TASK INSTRUCTIONS: Pictures excluded, return the lines below from the first through the line holding "0.60, 1.00, 0.88, 0.45, -0.08, -0.81, -0.40, 0.72, 0.16, -0.50]".

= = = =

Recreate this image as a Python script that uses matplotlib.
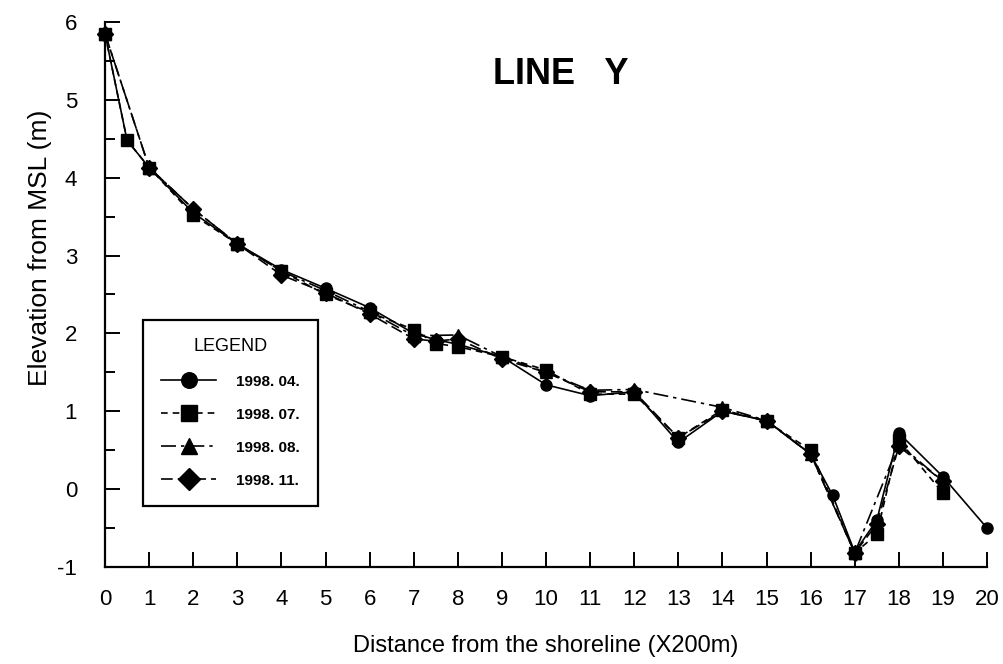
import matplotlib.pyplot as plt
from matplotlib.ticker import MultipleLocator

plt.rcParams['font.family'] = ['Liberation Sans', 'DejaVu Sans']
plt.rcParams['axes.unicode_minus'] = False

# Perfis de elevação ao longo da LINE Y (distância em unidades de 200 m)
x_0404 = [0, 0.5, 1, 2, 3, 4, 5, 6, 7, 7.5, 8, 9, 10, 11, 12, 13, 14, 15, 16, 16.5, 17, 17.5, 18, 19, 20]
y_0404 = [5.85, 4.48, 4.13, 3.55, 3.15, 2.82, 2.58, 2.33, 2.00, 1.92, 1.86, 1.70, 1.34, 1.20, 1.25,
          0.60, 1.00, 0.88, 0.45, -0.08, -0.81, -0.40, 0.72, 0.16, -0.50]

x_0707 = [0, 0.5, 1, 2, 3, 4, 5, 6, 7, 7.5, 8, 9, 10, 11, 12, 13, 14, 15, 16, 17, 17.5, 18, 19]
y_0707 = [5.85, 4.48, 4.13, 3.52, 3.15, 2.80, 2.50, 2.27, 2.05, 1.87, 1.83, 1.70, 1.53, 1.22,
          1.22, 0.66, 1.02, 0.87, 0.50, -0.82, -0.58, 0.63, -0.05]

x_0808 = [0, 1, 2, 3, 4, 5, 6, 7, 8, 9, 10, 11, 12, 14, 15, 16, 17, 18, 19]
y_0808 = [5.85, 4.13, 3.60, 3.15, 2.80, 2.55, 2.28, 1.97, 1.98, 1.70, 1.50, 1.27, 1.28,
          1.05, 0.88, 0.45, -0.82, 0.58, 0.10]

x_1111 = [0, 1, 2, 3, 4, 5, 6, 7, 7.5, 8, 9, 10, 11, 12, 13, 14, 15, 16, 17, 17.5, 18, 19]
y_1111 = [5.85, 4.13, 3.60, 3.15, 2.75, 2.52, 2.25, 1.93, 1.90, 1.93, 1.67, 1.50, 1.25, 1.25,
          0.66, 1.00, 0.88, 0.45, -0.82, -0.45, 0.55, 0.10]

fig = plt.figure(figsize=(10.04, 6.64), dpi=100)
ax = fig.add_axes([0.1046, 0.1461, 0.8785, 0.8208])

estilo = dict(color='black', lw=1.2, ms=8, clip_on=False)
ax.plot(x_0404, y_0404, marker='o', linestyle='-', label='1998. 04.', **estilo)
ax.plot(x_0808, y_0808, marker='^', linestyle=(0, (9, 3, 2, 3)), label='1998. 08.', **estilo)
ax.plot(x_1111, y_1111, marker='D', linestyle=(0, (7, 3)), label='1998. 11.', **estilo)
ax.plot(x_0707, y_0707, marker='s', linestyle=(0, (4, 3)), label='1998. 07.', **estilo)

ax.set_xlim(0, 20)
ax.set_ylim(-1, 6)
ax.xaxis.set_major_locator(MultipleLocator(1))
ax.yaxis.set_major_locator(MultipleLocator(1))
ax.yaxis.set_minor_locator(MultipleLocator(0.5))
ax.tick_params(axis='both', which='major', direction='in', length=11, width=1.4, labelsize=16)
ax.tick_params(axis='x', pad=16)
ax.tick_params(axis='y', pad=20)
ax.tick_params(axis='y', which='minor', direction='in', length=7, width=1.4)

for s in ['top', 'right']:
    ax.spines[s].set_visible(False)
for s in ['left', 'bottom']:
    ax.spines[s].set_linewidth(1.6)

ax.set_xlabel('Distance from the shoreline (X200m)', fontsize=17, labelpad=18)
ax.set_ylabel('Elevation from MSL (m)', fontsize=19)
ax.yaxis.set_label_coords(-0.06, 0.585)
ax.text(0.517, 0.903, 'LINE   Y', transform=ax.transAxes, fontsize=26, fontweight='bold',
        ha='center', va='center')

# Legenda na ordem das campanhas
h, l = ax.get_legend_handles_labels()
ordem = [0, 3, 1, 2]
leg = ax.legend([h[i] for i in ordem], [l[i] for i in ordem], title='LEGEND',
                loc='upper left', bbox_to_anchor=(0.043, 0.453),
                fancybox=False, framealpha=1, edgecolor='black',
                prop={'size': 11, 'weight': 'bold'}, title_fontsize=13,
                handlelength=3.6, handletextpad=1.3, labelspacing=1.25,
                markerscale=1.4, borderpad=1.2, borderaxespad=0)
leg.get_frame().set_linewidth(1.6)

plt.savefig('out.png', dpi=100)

= = = =

WORKED SOLUTION:
Recreate this image as a Python script that uses matplotlib.
import matplotlib.pyplot as plt
from matplotlib.ticker import MultipleLocator

plt.rcParams['font.family'] = ['Liberation Sans', 'DejaVu Sans']
plt.rcParams['axes.unicode_minus'] = False

# Perfis de elevação ao longo da LINE Y (distância em unidades de 200 m)
x_0404 = [0, 0.5, 1, 2, 3, 4, 5, 6, 7, 7.5, 8, 9, 10, 11, 12, 13, 14, 15, 16, 16.5, 17, 17.5, 18, 19, 20]
y_0404 = [5.85, 4.48, 4.13, 3.55, 3.15, 2.82, 2.58, 2.33, 2.00, 1.92, 1.86, 1.70, 1.34, 1.20, 1.25,
          0.60, 1.00, 0.88, 0.45, -0.08, -0.81, -0.40, 0.72, 0.16, -0.50]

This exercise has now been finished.